Location: Livestock, Forage and Pasture Management Research UnitTitle: Is it feasible to improve stand persistence of eastern gamagrass (Tripsacum dactyloides L.) through breeding?
Submitted to: Agrosystems, Geosciences & Environment
Publication Type: Peer Reviewed Journal
Publication Acceptance Date: 11/28/2022
Publication Date: 2/2/2023
Citation: Boerman, N.A., Moffet, C., Gunter, S.A. 2023. Is it feasible to improve stand persistence of eastern gamagrass (Tripsacum dactyloides L.) through breeding? Agrosystems, Geosciences & Environment. 6(1). https://doi.org/10.1002/agg2.20335.
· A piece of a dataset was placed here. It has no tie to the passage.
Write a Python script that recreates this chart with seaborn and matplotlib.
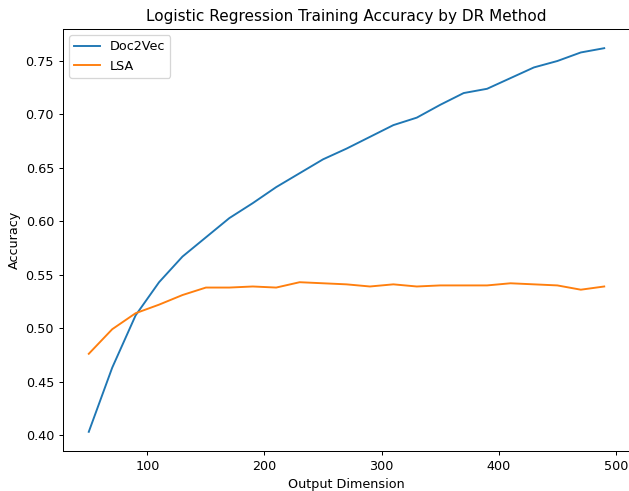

Interpretive Summary: Eastern gamagrass is a warm-season grass native to the central and eastern US. It produces an abundance of nutritious and highly palatable forage that is sought out by livestock when grown in mixed species communities. Many believe this preferential grazing has led to the demise of native eastern gamagrass stands. A collection from native stands, WWGG-003, exhibited 36.3% greater stand persistence than the worst performing germplasm at the end of six years. This indicates breeding has yet to eliminate the stand persistence issue, but native stands may harbor resistance to stress factors contributing to stand persistence. Screening additional collections from native stands using frequent grazing or mowing could provide a germplasm base for breeding eastern gamagrass that has improved stand persistence.
Technical Abstract: Eastern gamagrass is a warm-season perennial grass that has excellent forage nutritional quality and a broad range of adaptation. Despite the favorable forage qualities, agronomic issues persist; most importantly for grazing systems is stand persistence from preferential grazing when growing in mixed species communities. Stand persistence has been studied between two eastern gamagrass cultivars and it has been observed that stands decline under high stocking rates, or low grazing height. The objective of our study was to evaluate if improvement of stand persistence under defoliation to a low-cut height is feasible through targeted breeding efforts. A persistence trial was conducted to evaluate the stand persistence of two commercial cultivars, and three experimental lines when defoliated to a height of 8 cm on multiple occasions over the course of five growing seasons. Stand counts of live plants were taken following the final defoliation of the season. Significant differences between genotypes developed at the end of the second treatment year and increased throughout the subsequent years. One experimental line exhibited significantly greater persistence than either cultivar or the other experimental lines. These results suggest that novel alleles exist for stand persistence under grazing, making it feasible to improve the trait through breeding and selection.